Weaving together vivid narrative with economic analysis, American Entrepreneur recounts fascinating successes and failures, including: how Eli Whitney changed the shape of the American business landscape...the impact of the Civil War on the economy and the subsequent dominance of Andrew Carnegie and J. P. Morgan...the rise of the consumer marketplace led by Asa Candler, W. K. Kellogg, Henry Ford, and J.C. Penny...and Warren Buffett’s, Michael Milken’s, and even Martha Stewart’s experience in the “New Economy” of the 1990s and into today.
It is an adventure to start a business, and the greatest risk takers in that adventure are entrepreneurs. This is the epic story of America’s entrepreneurs and the economy they created.
From the Inside Flap
When the first colonists landed on America’s shores, looking for independence and a new way of life, it wasn’t long before they made a mark for themselves—not just through the establishment of an independent government, but through their efforts as businessmen in a capitalist society. Since its very first days, America has been a society of entrepreneurs, men and women who gambled everything on an idea for a product or service they believed would fulfill a want or a need in their fellow citizens, earning them a fortune in the process.
From Eli Whitney’s cotton gin, to the steel and refining industries of business giants like Andrew Carnegie and John D. Rockefeller, to computer- and Internet-era entrepreneurs such as Bill Gates and Jeff Bezos, the business of America has always been business. American Entrepreneur captures the excitement and drama behind the history of business in the United States through the fascinating stories of the individuals who made it happen.
With its sights set on economic freedom, free enterprise, and clear definitions of ownership, private property, and the right to acquisition, America was founded on the belief that anyone could—and should—compete in a business-centered landscape, and then reap the benefit of those rewards. But what makes an entrepreneur? Are there special characteristics common to those throughout history who have succeeded in their business ventures, often in the face of discouragement and other larger competing enterprises?
American Entrepreneur examines the common—and uncommon—threads and patterns that accompany the greatest stories of the most famous and illuminating successes—and failures—of entrepreneurship in the United States. The book uncovers the backstories of the fantastic, original American business ventures whose beginnings melded risk and dedication, sometimes at great personal cost. It tells the tales of people from all walks of life and backgrounds—from Harvard MBAs to penniless immigrants—who defied any simple capsule definition of success to become the heroes of American capitalism.

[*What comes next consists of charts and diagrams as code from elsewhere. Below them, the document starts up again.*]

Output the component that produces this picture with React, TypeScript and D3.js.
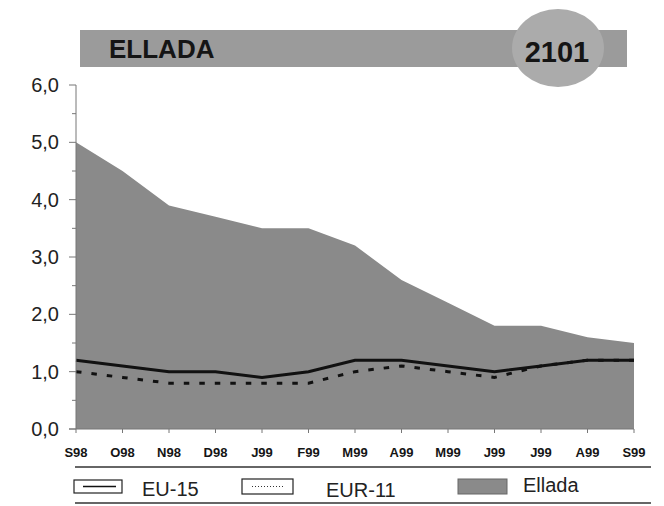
import React from "react";
import * as d3 from "d3";

const months = ["S98", "O98", "N98", "D98", "J99", "F99", "M99", "A99", "M99", "J99", "J99", "A99", "S99"];
const ellada = [5.0, 4.5, 3.9, 3.7, 3.5, 3.5, 3.2, 2.6, 2.2, 1.8, 1.8, 1.6, 1.5];
const eu15 = [1.2, 1.1, 1.0, 1.0, 0.9, 1.0, 1.2, 1.2, 1.1, 1.0, 1.1, 1.2, 1.2];
const eur11 = [1.0, 0.9, 0.8, 0.8, 0.8, 0.8, 1.0, 1.1, 1.0, 0.9, 1.1, 1.2, 1.2];
const yTicks = [0, 1, 2, 3, 4, 5, 6];
const yMinor = [0.5, 1.5, 2.5, 3.5, 4.5, 5.5];
const title = "ELLADA";
const code = "2101";
const legendLabels = ["EU-15", "EUR-11", "Ellada"];

const FONT = "'Liberation Sans', Arial, Helvetica, sans-serif";

export default function App() {
  const W = 664, H = 506;
  const x = d3.scaleLinear().domain([0, months.length - 1]).range([76, 634]);
  const y = d3.scaleLinear().domain([0, 6]).range([429, 85]);
  const idx = months.map((_, i) => i);

  const area = d3.area<number>().x((i) => x(i)).y0(y(0)).y1((i) => y(ellada[i]));
  const lineOf = (arr: number[]) => d3.line<number>().x((i) => x(i)).y((i) => y(arr[i]))(idx) || "";
  const fmt = (v: number) => v.toFixed(1).replace(".", ",");

  return (
    <svg width={W} height={H} style={{ position: "absolute", left: 0, top: 0, background: "#fff" }}>
      {/* title bar */}
      <rect x={80} y={30} width={547} height={37} fill="#9b9b9b" />
      <text x={109} y={58} fontFamily={FONT} fontWeight="bold" fontSize={26} fill="#151515">{title}</text>
      <ellipse cx={558} cy={48} rx={46} ry={39} fill="#ababab" />
      <text x={557} y={62} textAnchor="middle" fontFamily={FONT} fontWeight="bold" fontSize={29} fill="#151515">{code}</text>

      {/* area */}
      <path d={area(idx) || ""} fill="#8a8a8a" />
      <path d={lineOf(eur11)} fill="none" stroke="#111" strokeWidth={3} strokeDasharray="5.5,10" />
      <path d={lineOf(eu15)} fill="none" stroke="#111" strokeWidth={3} />

      {/* y axis */}
      <line x1={76} x2={76} y1={y(6)} y2={y(0)} stroke="#777" strokeWidth={1} />
      {yTicks.map((t) => (
        <g key={"t" + t}>
          <line x1={69} x2={76} y1={y(t)} y2={y(t)} stroke="#777" strokeWidth={1} />
          <text x={59} y={y(t) + 7} textAnchor="end" fontFamily={FONT} fontSize={20} fill="#222">{fmt(t)}</text>
        </g>
      ))}
      {yMinor.map((t) => (
        <line key={"m" + t} x1={72} x2={76} y1={y(t)} y2={y(t)} stroke="#777" strokeWidth={1} />
      ))}

      {/* x axis */}
      <line x1={69} x2={x(months.length - 1)} y1={y(0)} y2={y(0)} stroke="#777" strokeWidth={1} />
      {months.map((m, i) => (
        <g key={"x" + i}>
          <line x1={x(i)} x2={x(i)} y1={y(0)} y2={y(0) + 4} stroke="#777" strokeWidth={1} />
          <text x={x(i)} y={457} textAnchor="middle" fontFamily={FONT} fontWeight="bold" fontSize={13} fill="#151515">{m}</text>
        </g>
      ))}

      {/* legend */}
      <line x1={75} x2={651} y1={467} y2={467} stroke="#333" strokeWidth={1.5} />
      <line x1={75} x2={651} y1={503} y2={503} stroke="#333" strokeWidth={1.5} />
      <rect x={74} y={480} width={48} height={13} fill="#fff" stroke="#222" strokeWidth={1.2} />
      <line x1={83} x2={116} y1={486.5} y2={486.5} stroke="#111" strokeWidth={1.5} />
      <text x={142} y={496} fontFamily={FONT} fontSize={20} fill="#222">{legendLabels[0]}</text>
      <rect x={242} y={479} width={51} height={15} fill="#fff" stroke="#222" strokeWidth={1.2} />
      <line x1={252} x2={284} y1={486.5} y2={486.5} stroke="#333" strokeWidth={1} strokeDasharray="1,2" />
      <text x={326} y={497} fontFamily={FONT} fontSize={20} fill="#222">{legendLabels[1]}</text>
      <rect x={458} y={479} width={49} height={15} fill="#8a8a8a" stroke="#666" strokeWidth={1} />
      <text x={523} y={492} fontFamily={FONT} fontSize={20} fill="#222">{legendLabels[2]}</text>
    </svg>
  );
}
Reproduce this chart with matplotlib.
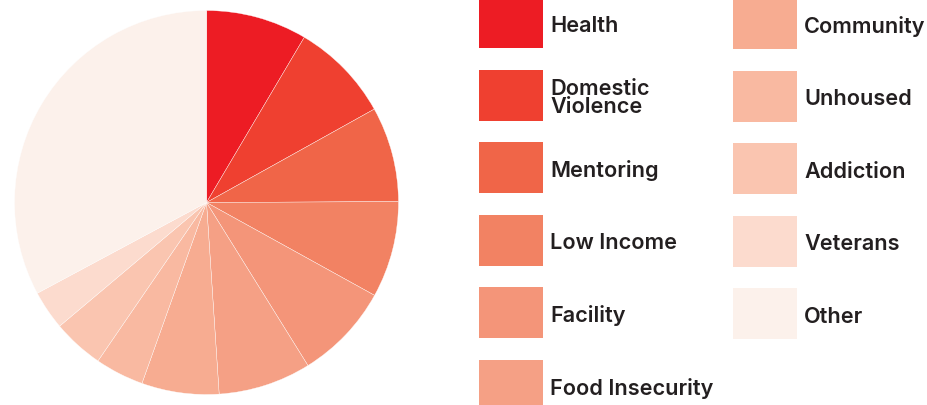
import matplotlib.pyplot as plt
from matplotlib.patches import Rectangle

# categories and their share (in percent)
labels = ["Health", "Domestic\nViolence", "Mentoring", "Low Income", "Facility",
          "Food Insecurity", "Community", "Unhoused", "Addiction", "Veterans", "Other"]
shares = [8.5, 8.4, 8.0, 8.1, 8.1, 7.8, 6.5, 4.1, 4.3, 3.3, 32.8]
colors = ["#ED1C24", "#EF4030", "#F06548", "#F28263", "#F49579", "#F5A085",
          "#F7AC91", "#F9B9A1", "#FAC5B0", "#FCDBCE", "#FCF1EB"]

plt.rcParams["font.family"] = ["Inter", "DejaVu Sans"]

fig = plt.figure(figsize=(9.28, 4.06), dpi=100)
ax = fig.add_axes([0, 0, 1, 1])

ax.pie(shares, colors=colors, startangle=90, counterclock=False,
       center=(206.5, 202.5), radius=192,
       wedgeprops=dict(linewidth=0.25, edgecolor="#FFFFFF"))

#Pixel-like coords so the legend lines up
ax.set_xlim(0, 928)
ax.set_ylim(0, 406)
ax.set_aspect("equal")
ax.axis("off")

#Legend in two columns (6 + 5)
for i, (lab, col) in enumerate(zip(labels, colors)):
    c, r = divmod(i, 6)
    x0 = 479 + c * 254
    yc = 406 - (23.5 + c * 1 + r * 72.6)
    ax.add_patch(Rectangle((x0, yc - 25.5), 64, 51, facecolor=col, edgecolor="none"))
    ax.text(x0 + 71, yc - 2, lab, fontsize=15.6, fontweight="semibold", color="#231F20",
            va="center", ha="left", linespacing=0.9)

fig.savefig("out.png", dpi=100)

Drawing on economic theorists such as Adam Smith, Joseph Schumpeter, and Max Weber, and combining history with the captivating human forces behind the country’s great business enterprises, the book charts the logical yet exceptional development of our continuous capitalistic legacy. It relates the behind-the-scenes developments of Andrew Carnegie’s steel company, John D. Rockefeller’s refining business, and the banking enterprises of J. P. Morgan, moving ahead to detail the manner in which the coming Great Depression winnowed down existing businesses, while at the same time Franklin D. Roosevelt’s New Deal placed onerous burdens on those that survived.
Authors Larry Schweikart and Lynne Pierson Doti explore the ways in which World War II and its aftermath affected “capitalist folk-heroes” like Andrew Jackson Higgins and Henry Kaiser, while emerging figures in such areas as fast food (Ray Kroc) and music (Berry Gordy) rose to success in the decades following. The book charts the American business renaissance of the 1980s, including the most important invention of the late 20th century, the personal computer, followed by the dot-com bust of 2001. The book concludes with the inspiring rebirth of American business following the 9/11 attacks, as America once again began to lead the world in productivity and innovation in the 21st century . . . with an entirely new cast of entrepreneurs.

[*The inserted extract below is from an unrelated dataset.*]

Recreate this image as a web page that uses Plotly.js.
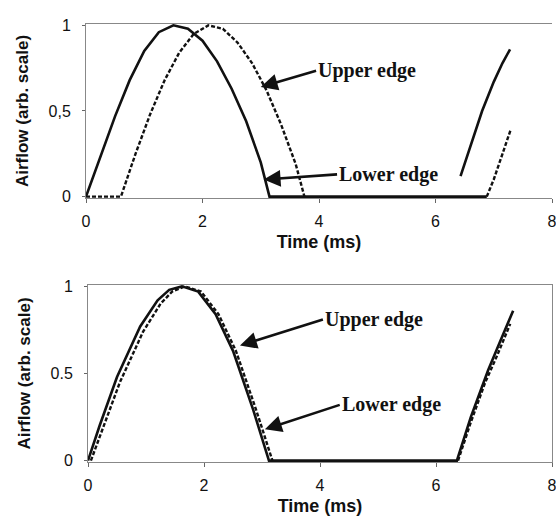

American Entrepreneur weaves together the epic story of American business, capturing the adventurous spirit of the country’s greatest and most fascinating business pioneers.

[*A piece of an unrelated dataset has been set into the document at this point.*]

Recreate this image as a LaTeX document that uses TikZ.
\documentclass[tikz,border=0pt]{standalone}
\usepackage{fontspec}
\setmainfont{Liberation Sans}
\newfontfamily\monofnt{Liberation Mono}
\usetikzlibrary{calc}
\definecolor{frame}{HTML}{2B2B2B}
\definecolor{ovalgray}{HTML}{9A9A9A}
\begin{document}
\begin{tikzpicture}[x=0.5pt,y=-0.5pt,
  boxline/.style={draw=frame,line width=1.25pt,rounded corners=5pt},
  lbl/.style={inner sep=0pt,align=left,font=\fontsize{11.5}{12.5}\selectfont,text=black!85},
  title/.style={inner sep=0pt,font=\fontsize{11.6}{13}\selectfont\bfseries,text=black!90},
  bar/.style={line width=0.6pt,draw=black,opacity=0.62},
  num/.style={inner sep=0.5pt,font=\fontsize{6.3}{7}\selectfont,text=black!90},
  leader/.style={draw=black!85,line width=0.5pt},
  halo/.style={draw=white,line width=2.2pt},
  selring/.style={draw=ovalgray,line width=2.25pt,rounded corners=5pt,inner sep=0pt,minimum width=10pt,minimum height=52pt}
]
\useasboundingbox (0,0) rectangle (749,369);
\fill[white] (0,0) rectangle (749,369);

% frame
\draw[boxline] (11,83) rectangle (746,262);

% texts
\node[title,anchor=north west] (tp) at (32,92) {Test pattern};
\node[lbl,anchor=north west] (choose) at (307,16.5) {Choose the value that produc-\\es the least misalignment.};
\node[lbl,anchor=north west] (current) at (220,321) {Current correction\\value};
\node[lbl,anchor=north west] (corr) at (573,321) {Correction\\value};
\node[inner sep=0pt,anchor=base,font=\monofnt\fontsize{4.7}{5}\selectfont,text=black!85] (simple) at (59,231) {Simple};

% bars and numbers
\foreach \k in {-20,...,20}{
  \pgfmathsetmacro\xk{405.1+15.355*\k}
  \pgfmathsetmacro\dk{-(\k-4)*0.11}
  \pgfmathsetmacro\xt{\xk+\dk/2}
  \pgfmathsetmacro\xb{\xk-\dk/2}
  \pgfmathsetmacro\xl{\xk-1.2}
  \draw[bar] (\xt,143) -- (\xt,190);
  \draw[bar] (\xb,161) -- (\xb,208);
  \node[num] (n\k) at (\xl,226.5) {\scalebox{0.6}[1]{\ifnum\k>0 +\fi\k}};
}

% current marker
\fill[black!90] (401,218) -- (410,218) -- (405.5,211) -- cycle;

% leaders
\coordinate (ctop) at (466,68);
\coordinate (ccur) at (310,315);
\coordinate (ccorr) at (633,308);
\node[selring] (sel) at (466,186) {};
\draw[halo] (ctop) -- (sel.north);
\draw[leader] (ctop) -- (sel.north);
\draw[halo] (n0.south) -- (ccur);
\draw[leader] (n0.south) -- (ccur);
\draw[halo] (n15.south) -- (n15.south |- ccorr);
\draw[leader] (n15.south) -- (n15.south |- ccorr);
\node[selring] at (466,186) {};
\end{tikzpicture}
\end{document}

LARRY SCHWEIKART, Ph.D., a history professor at the University of Dayton, is the author or coauthor of many books, including A Patriot’s History of the United States and 48 Liberal Lies About American History. He lives in Centerville, Ohio.
LYNNE PIERSON DOTI, Ph.D., is a professor of economics at Chapman University and served as director of the Leatherby Entrepreneurship Center there. She lives in Orange, California.
From the Back Cover
The greatest adventure archetype of American life may not be that of the superhero, secret agent, or Indiana Jones–style archeologist . . . but instead, that of the entrepreneur. Since colonists first landed on the shores of Jamestown in 1607, this country has been founded on the ideals of capitalism, free enterprise, and a spirit of healthy competition that encourages business innovation and success.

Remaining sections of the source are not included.